Я охотно допускаю, Вар, что совершил непростительную глупость. Ведь кто, как не я сам, настроил против себя обоих сыновей тем, что ради Антипатра лишил их справедливых упований? Разве по отношению к ним я выказывал когда-либо такую нежность, как по отношению к нему, к Антипатру? Я почти отрекся от престола в его пользу, я открыто объявил его в завещании наследником с годовым содержанием в 50 талантов, я осыпал его дарами из своей собственной казны, когда он недавно отправился в Рим, я дал ему 300 талантов и представил его, единственного из всей семьи, Цезарю как опору своего отца. Разве совершалось когда-либо преступление, сравнимое с преступлением Антипатра? Разве выдвигались когда-либо улики столь же неопровержимые, каковы те, что уличают этого человека в заговоре? И сейчас этот отцеубийца еще осмеливается говорить, надеясь снова скрыть истину своими ухищрениями. Берегись, Вар! Мне знакомо это чудовище, и я представляю себе, какие лицемерные мольбы и лживые слезы исторгнет он сейчас из себя!
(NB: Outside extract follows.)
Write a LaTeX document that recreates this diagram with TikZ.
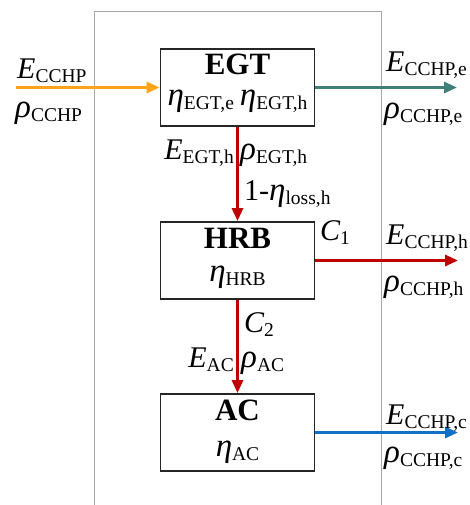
\documentclass[tikz,border=0pt]{standalone}
\usepackage{fontspec}
\setmainfont{Liberation Serif}
\usetikzlibrary{arrows.meta}
\definecolor{corange}{RGB}{255,163,26}
\definecolor{cteal}{RGB}{62,127,122}
\definecolor{cred}{RGB}{192,0,0}
\definecolor{cblue}{RGB}{16,112,200}
\newcommand{\subsz}{\fontsize{19.5}{20}\selectfont}
\newcommand{\mv}[2]{{\itshape #1}\raisebox{-4pt}{\subsz #2}}
\newcommand{\gv}[2]{{\fontsize{33}{33}\selectfont\itshape #1}\raisebox{-4pt}{\subsz #2}}
\begin{document}
\begin{tikzpicture}[x=1pt,y=-1pt,
  font=\fontsize{30}{32}\selectfont,
  blockbox/.style={draw=black!85,line width=1.8pt,minimum width=154pt,minimum height=77pt,inner sep=0pt},
  title/.style={font=\fontsize{31}{31}\selectfont\bfseries,inner sep=0pt,anchor=base,text depth=0pt,text height=21pt},
  lbl/.style={inner sep=0pt},
  par/.style={inner sep=0pt,anchor=base,text height=15pt},
  flow/.style={line width=3pt,-{Triangle[length=13pt,width=11pt]}}]
\useasboundingbox (0,0) rectangle (470,505);
% frame
\draw[gray!70,line width=0.9pt] (94,520) -- (94,11) -- (381,11) -- (381,520);
% boxes
\node[blockbox] (egt) at (237.5,87.5) {};
\node[blockbox] (hrb) at (237.5,260.5) {};
\node[blockbox] (ac) at (237.5,432.5) {};
% titles and parameters
\node[title] (tegt) at (237.5,75) {EGT};
\node[par] (pegt) at (237.5,106) {\gv{η}{EGT,e}\hspace{6pt}\gv{η}{EGT,h}};
\node[title] (thrb) at (237.5,248) {HRB};
\node[par] (phrb) at (237.5,281) {\gv{η}{HRB}};
\node[title] (tac) at (237.5,420) {AC};
\node[par] (pac) at (237.5,456) {\gv{η}{AC}};
% coordinates for free ends
\coordinate (ein) at (16,87.5);
\coordinate (eoute) at (457,87.5);
\coordinate (eouth) at (458,260.5);
\coordinate (eoutc) at (458,432.5);
% arrows
\draw[flow,corange] (ein) -- (egt.west);
\draw[flow,cteal] (egt.east) -- (eoute);
\draw[flow,cred] (egt.south) -- (hrb.north);
\draw[flow,cred] (hrb.east) -- (eouth);
\draw[flow,cred] (hrb.south) -- (ac.north);
\draw[flow,cblue] (ac.east) -- (eoutc);
% labels
\node[lbl,anchor=base west] (l1) at (17,79) {\mv{E}{CCHP}};
\node[lbl,anchor=base west] (l2) at (15,118) {\gv{ρ}{CCHP}};
\node[lbl,anchor=base west] (l3) at (386,72) {\mv{E}{CCHP,e}};
\node[lbl,anchor=base west] (l4) at (384,119) {\gv{ρ}{CCHP,e}};
\node[lbl,anchor=base east] (l5) at (234,159) {\mv{E}{EGT,h}};
\node[lbl,anchor=base west] (l6) at (240,159) {\gv{ρ}{EGT,h}};
\node[lbl,anchor=base west] (l7) at (244,200) {1-\gv{η}{loss,h}};
\node[lbl,anchor=base west] (l8) at (320,240) {\mv{C}{1}};
\node[lbl,anchor=base west] (l9) at (386,244) {\mv{E}{CCHP,h}};
\node[lbl,anchor=base west] (l10) at (384,291) {\gv{ρ}{CCHP,h}};
\node[lbl,anchor=base west] (l11) at (244,332) {\mv{C}{2}};
\node[lbl,anchor=base east] (l12) at (234,367) {\mv{E}{AC}};
\node[lbl,anchor=base west] (l13) at (241,367) {\gv{ρ}{AC}};
\node[lbl,anchor=base west] (l14) at (386,424) {\mv{E}{CCHP,c}};
\node[lbl,anchor=base west] (l15) at (384,462) {\gv{ρ}{CCHP,c}};
\end{tikzpicture}
\end{document}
И это тот, кто при жизни Александра предупреждал меня остерегаться его и не доверяться всем и каждому, это тот, кто сопровождал меня до самой постели и обшаривал спальню в поисках спрятанного убийцы! Он был стражем моего сна, оградой от треволнений, утешителем моего горя по мертвым сыновьям, порукой верности остальных братьев, моим щитом, моим телохранителем! Когда я вспоминаю, Вар, что все это время он лишь ловко притворялся, я не могу поверить в то, что я еще жив, и удивляюсь, как мне удалось ускользнуть от столь искусного заговорщика. Но с тех пор, как некий злой дух принялся опустошать мой дом, заставляя самых близких мне людей одного за другим восставать против меня, я действительно должен оплакивать свою жестокую судьбу и скорбеть в душе о своем одиночестве. Однако я не дам избежать наказания никому из тех, кто жаждет моей крови, даже если суд найдет виновным каждого из моих детей!»
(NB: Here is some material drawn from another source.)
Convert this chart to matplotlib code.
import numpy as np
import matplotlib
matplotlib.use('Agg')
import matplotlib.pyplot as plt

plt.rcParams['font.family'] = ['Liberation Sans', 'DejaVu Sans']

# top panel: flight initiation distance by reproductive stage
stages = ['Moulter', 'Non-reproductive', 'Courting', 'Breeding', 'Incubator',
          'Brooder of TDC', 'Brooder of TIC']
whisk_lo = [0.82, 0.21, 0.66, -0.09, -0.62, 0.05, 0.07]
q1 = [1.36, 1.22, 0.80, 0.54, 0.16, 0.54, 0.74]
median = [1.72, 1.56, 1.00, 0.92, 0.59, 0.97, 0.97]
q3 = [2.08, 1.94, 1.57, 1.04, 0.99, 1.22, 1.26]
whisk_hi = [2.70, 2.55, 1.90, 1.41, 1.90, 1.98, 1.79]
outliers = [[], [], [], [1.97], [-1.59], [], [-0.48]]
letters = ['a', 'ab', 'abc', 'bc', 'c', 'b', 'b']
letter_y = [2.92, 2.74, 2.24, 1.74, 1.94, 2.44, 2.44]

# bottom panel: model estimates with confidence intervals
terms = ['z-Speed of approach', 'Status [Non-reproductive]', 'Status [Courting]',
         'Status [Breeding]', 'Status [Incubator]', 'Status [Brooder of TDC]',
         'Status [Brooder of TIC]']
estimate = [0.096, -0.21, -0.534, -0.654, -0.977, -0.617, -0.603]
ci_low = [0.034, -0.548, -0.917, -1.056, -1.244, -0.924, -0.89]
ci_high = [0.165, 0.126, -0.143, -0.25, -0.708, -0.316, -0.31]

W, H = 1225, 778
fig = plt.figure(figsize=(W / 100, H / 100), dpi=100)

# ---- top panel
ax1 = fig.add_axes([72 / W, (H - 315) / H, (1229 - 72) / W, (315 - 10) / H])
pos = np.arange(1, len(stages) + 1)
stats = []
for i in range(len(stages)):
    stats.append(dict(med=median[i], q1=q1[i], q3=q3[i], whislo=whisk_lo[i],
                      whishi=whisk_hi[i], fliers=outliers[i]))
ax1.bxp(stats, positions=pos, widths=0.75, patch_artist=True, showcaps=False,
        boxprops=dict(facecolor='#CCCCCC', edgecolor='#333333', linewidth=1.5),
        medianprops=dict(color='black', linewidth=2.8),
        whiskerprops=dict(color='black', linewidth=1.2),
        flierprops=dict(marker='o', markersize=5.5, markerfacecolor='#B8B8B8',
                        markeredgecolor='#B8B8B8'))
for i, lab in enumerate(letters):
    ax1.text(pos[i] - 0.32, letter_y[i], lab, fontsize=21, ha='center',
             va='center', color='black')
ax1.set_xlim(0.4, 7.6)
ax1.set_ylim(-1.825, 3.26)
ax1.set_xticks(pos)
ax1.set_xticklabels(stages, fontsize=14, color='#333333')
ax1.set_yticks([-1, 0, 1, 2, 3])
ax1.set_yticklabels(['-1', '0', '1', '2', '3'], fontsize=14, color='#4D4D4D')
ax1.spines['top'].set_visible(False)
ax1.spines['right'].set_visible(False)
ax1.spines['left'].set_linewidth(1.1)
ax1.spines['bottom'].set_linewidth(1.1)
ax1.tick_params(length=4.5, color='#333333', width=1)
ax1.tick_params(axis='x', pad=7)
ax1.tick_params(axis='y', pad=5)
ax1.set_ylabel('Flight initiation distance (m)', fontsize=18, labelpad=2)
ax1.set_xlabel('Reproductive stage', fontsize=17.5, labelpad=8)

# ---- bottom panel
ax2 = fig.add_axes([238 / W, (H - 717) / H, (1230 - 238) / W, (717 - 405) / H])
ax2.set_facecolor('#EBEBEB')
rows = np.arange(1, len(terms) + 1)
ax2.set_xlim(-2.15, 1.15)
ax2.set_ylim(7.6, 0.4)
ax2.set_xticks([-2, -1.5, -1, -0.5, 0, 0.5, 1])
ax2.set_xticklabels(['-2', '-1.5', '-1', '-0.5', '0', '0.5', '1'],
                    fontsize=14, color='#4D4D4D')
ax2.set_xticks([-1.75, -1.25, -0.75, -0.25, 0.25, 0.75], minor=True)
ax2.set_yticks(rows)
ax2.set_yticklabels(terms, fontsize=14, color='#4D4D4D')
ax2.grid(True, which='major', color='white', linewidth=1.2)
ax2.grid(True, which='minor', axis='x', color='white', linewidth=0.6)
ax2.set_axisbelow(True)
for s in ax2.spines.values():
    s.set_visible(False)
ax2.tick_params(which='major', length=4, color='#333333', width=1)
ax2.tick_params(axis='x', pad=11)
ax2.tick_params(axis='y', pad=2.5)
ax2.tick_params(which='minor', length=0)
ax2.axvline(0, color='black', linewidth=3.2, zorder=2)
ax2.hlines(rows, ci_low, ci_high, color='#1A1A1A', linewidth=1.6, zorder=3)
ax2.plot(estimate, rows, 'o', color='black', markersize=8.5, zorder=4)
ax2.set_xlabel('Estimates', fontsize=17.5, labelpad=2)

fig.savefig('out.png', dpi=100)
3. Обуреваемый волнением, он не смог продолжать и кивнул Николаю, одному из своих придворных, чтобы тот продолжил его речь. Но тут Антипатр, остававшийся распростертым у ног отца, поднял голову и воскликнул: «Ты сам, отец, произнес вместо меня мою защитительную речь! Как могу я быть отцеубийцей, если ты сам признаешь, что я до конца был твоим защитником? Мою преданность собственному отцу ты называешь лицемерными увертками, но как мог я, столь хитрый в прочих отношениях, оказаться таким глупцом, чтобы не понимать, что слишком трудно скрыть от человеческих глаз приготовления к столь чудовищному преступлению и уж совершенно невозможно скрыть их от небесного судии, всевидящего и вездесущего. Разве не известен был мне конец моих братьев и ужасное наказание, понесенное ими от Бога за преступные намерения против тебя? И что бы могло заставить меня вредить тебе? Надежда стать царем? — Но я и без того был царем! Опасения перед твоей ненавистью? — Но разве не был я нежно любим тобою? Страх перед тобою по какой-либо иной причине? — Но моя забота о тебе заставляла других бояться меня! Недостаток денег? — Но у кого их было больше, нежели у меня? Предположим, я был подлейшим из людей с душой дикого зверя, но, отец, уже самая твоя доброта должна была укротить меня: ведь ты возвратил меня из изгнания, как ты сам об этом сказал, и предпочел меня другим своим сыновьям, и провозгласил меня царем еще при своей жизни, и, осыпав меня всевозможными почестями, заставил каждого завидовать мне?